Monday, November 19, 2012

COLTS V. FROGMORE : CUP SEMI FINAL : 15/11/12


The Led Zepp theme tune to “Top of the Pops” blasted out across the PA system as the Captain (and Tenille) “Kid Diddy” Prefab tossed up dressed in a white cricket shirt with huge pointed collars, a tank-top, flared trousers, a Dr. Who scarf and strange T-Rex mascara. He called “Talking Heads”. It was “Tails”. The winner takes it all. It was a motley crew of beastie boys who made up the team :  “Kid Diddy”, Dave “Lee” Whiteley, Andrew “The Hairless Cornflake” Hedges, Mike “Fluff” Howard, John “Nicey” Card and Peter “Our Tune” Makower (ever popular with the ladies).

Before the game there had been a remarkable team meeting where every possible scenario of toss, batting line up and God knows what else was discussed. As a guitar gently weeped in the corner, “Kid Diddy” was told to naff off and get the match started by opening the batting with “Lee”. It was a masterpiece. After 5 overs we were ride on time and there must have been an angel somewhere as we were 60-0 with “Kid Diddy” (25 in 14) and “Lee” (31 in 20) both climbing the charts like a boy band with new haircuts. “Fluff” (28 in 11) took it on but the revelation was “Our Tune” (28 in 10). It was remarkable not least because with his killer looks and general irresistibleness, Pete was fighting off Pan’s People, Legs & Co. and the Goombay Dance Band for most of it. Over 9 was a great illustration as “Mick” went for a big 20 (dot,5,3,3,3,6) and “Cornflake” (12 in 7) and “Fluff” both Tatu’d (did you see what I did there ?) the back wall by some terrific clouting with their rhythm sticks. In fact, we only made a blancmange of the final over where we managed to lose 3 nutty boy run outs in a moment of madness but 159-5 (all run out) was Whitney Houston perfect (i.e. an exceptional performance until it went completely deranged at the end). The drugs can work. The only embarrassment was “Our Tune” pumping out his own version of “We don’t have to take our pads off (to have a good time)” in the last seconds.
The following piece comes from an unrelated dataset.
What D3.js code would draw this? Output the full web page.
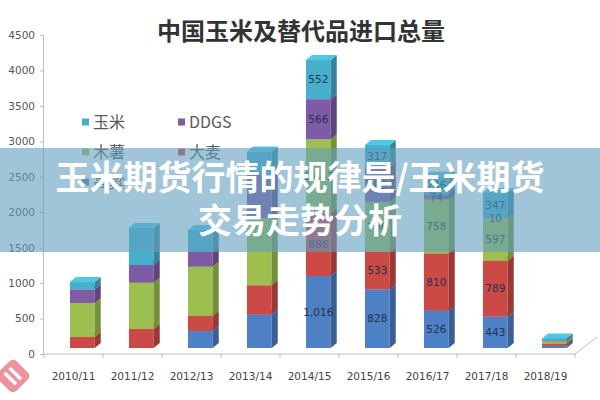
<!DOCTYPE html>
<html><head><meta charset="utf-8">
<script src="https://cdn.jsdelivr.net/npm/d3@7"></script>
<style>html,body{margin:0;padding:0;background:#fff;}svg{display:block;}</style>
</head><body>
<svg id="chart" width="600" height="400"></svg>
<script>
// ---- data ----
const categories = ["2010/11","2011/12","2012/13","2013/14","2014/15","2015/16","2016/17","2017/18","2018/19"];
const seriesNames = ["高粱","大麦","木薯","DDGS","玉米"]; // bottom -> top
const sorghum = [0, 0, 240, 470, 1016, 828, 526, 443, 30];
const barley  = [155, 268, 212, 415, 886, 533, 810, 789, 30];
const cassava = [480, 653, 695, 950, 1042, 700, 758, 597, 35];
const ddgs    = [189, 250, 212, 610, 566, 485, 74, 10, 5];
const corn    = [106, 522, 306, 327, 552, 317, 246, 347, 35];
const yTicks  = [0,500,1000,1500,2000,2500,3000,3500,4000,4500];
const labelledYears = ["2014/15","2015/16","2016/17","2017/18"];
const title = "中国玉米及替代品进口总量";
const bannerLines = ["玉米期货行情的规律是/玉米期货","交易走势分析"];

const seriesValues = [sorghum, barley, cassava, ddgs, corn];
const colors = ["#4d80c4","#cc4a45","#9cbf4f","#7f5ba6","#46b0cc"];

const svg = d3.select("#chart");
const fontCJK = "'Noto Sans CJK SC','Noto Sans',sans-serif";

const x = d3.scaleBand().domain(categories).range([44, 575]).padding(0);
const y = d3.scaleLinear().domain([0, 4500]).range([354, 35]);
const frontShift = -6, depthX = 6, depthY = 5;

const table = categories.map((c, i) => {
  const o = {cat: c};
  seriesNames.forEach((s, k) => o[s] = seriesValues[k][i]);
  return o;
});
const stacked = d3.stack().keys(seriesNames)(table);

// title
svg.append("text").attr("x", 301).attr("y", 40).attr("text-anchor","middle")
  .attr("font-family", fontCJK).attr("font-weight","bold").attr("font-size", 24)
  .attr("fill","#333").text(title);

// y axis
const yAxis = svg.append("g").attr("transform","translate(43,0)")
  .call(d3.axisLeft(y).tickValues(yTicks).tickSize(3).tickPadding(5).tickFormat(d3.format("d")));
yAxis.select(".domain").attr("stroke","#bdbdbd");
yAxis.selectAll(".tick line").attr("stroke","#bdbdbd");
yAxis.selectAll(".tick text").attr("font-family","'DejaVu Sans',sans-serif").attr("font-size",10.5).attr("fill","#555");

// x axis (floor edge)
const xg = svg.append("g");
xg.append("line").attr("x1",43).attr("x2",575).attr("y1",354).attr("y2",354).attr("stroke","#bdbdbd");
xg.append("line").attr("x1",575).attr("x2",597).attr("y1",354).attr("y2",337).attr("stroke","#bdbdbd");
categories.concat(["end"]).forEach((c,i)=>{
  const xp = i < categories.length ? x(c) : x.range()[1];
  xg.append("line").attr("x1",xp).attr("x2",xp).attr("y1",354).attr("y2",358).attr("stroke","#bdbdbd");
});
xg.selectAll("text.xl").data(categories).enter().append("text")
  .attr("x", d => x(d) + x.bandwidth()/2).attr("y", 380).attr("text-anchor","middle")
  .attr("font-family","'DejaVu Sans',sans-serif").attr("font-size",10.5).attr("fill","#444").text(d => d);

// bars
const bw = x.bandwidth();
const barsG = svg.append("g");
stacked.forEach((layer, k) => {
  const col = d3.color(colors[k]);
  const side = col.darker(0.8).formatHex();
  const top = col.brighter(0.35).formatHex();
  layer.forEach((d, i) => {
    const v0 = d[0], v1 = d[1];
    if (v1 - v0 <= 0) return;
    const xl = x(categories[i]) + bw*0.44, w = bw*0.42;
    const yt = y(v1) + frontShift, yb = y(v0) + frontShift;
    const g = barsG.append("g");
    g.append("rect").attr("x", xl).attr("y", yt).attr("width", w).attr("height", yb - yt).attr("fill", colors[k]);
    g.append("polygon").attr("points", [[xl+w,yt],[xl+w+depthX,yt-depthY],[xl+w+depthX,yb-depthY],[xl+w,yb]].map(p=>p.join(",")).join(" "))
      .attr("fill", side);
    g.append("polygon").attr("points", [[xl,yt],[xl+depthX,yt-depthY],[xl+w+depthX,yt-depthY],[xl+w,yt]].map(p=>p.join(",")).join(" "))
      .attr("fill", top);
  });
});

// data labels
const fmt = d3.format(",");
stacked.forEach((layer, k) => {
  layer.forEach((d, i) => {
    if (!labelledYears.includes(categories[i])) return;
    const v = d[1] - d[0];
    if (v <= 0) return;
    const xc = x(categories[i]) + bw*0.44 + bw*0.21;
    const yc = (y(d[0]) + y(d[1]))/2 + frontShift;
    barsG.append("text").attr("x", xc).attr("y", yc + 3.8).attr("text-anchor","middle")
      .attr("font-family","'DejaVu Sans',sans-serif").attr("font-size",10.5).attr("fill","#22324f")
      .text(fmt(v));
  });
});

// legend
const legendItems = [
  {name:"玉米", k:4, col:0, row:0},
  {name:"DDGS", k:3, col:1, row:0},
  {name:"木薯", k:2, col:0, row:1},
  {name:"大麦", k:1, col:1, row:1},
  {name:"高粱", k:0, col:0, row:2}
];
const lg = svg.append("g");
legendItems.forEach(it => {
  const lx = it.col === 0 ? 82 : 178;
  const ly = 122 + it.row*30;
  lg.append("rect").attr("x", lx).attr("y", ly-3.5).attr("width",7).attr("height",7).attr("fill", colors[it.k]);
  lg.append("text").attr("x", lx+11).attr("y", ly+5.5).attr("font-family", fontCJK).attr("font-size",16)
    .attr("fill","#595959").text(it.name);
});

// banner overlay
svg.append("rect").attr("x",0).attr("y",148).attr("width",600).attr("height",104)
  .attr("fill","rgb(98,158,190)").attr("fill-opacity",0.6);
bannerLines.forEach((t, i) => {
  svg.append("text").attr("x", 300).attr("y", 190 + i*43).attr("text-anchor","middle")
    .attr("font-family", fontCJK).attr("font-weight","bold").attr("font-size",34)
    .attr("fill","#fff").text(t);
});

// watermark logo
const wm = svg.append("g").attr("transform","translate(13,376) rotate(45)").attr("opacity",0.75);
wm.append("rect").attr("x",-13).attr("y",-13).attr("width",26).attr("height",26).attr("rx",5).attr("fill","#e8707a");
wm.append("rect").attr("x",-8).attr("y",-5).attr("width",16).attr("height",3.5).attr("fill","#fff");
wm.append("rect").attr("x",-8).attr("y",2).attr("width",16).attr("height",3.5).attr("fill","#fff");
</script>
</body></html>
The Frog Chorus crossed the white line (something like a phenomenon) and after an early run out they took it to 60-1 off 5 and were well on course. This narked “Lee” who decided to body rock their opener with a cheeky little shoulder charge. This caused a falling out like that of Simon and Garfunkel’s when they disagreed over the title of “Tunnel Under Contented Water”. Punches were nearly thrown. Lights nearly went out and walls almost came tumbling down. Further confusion reigned when the umpire intervened to suggest that fielding the ball in the restricted zone was girls not allowed. Oh Vienna. “Our Tune” (3-0-23-2) was having a thriller as the Frogs tumbled to 78-5 and the match was won. “Kid Diddy” mind you was having a Jocky Wilson said of an evening where it would have been nice if he’d taken at least one behind the stumps just for the novelty value. “Everything I do, I do it for you” he wailed in a vain attempt to protect his position as captain of their hearts. It was safe to say there was no chance of him walking off to “The Reflex” at the end.

So, it’s all to play for. St. John Fisher and then double Final including the final against Final. You’d be Jimmy Savile to miss it.

MoM: It’s not even close. Like the old, tall, bald, thin Duke that he is, Pete “Our Tune” Makower (28 & 2-23) rocked it.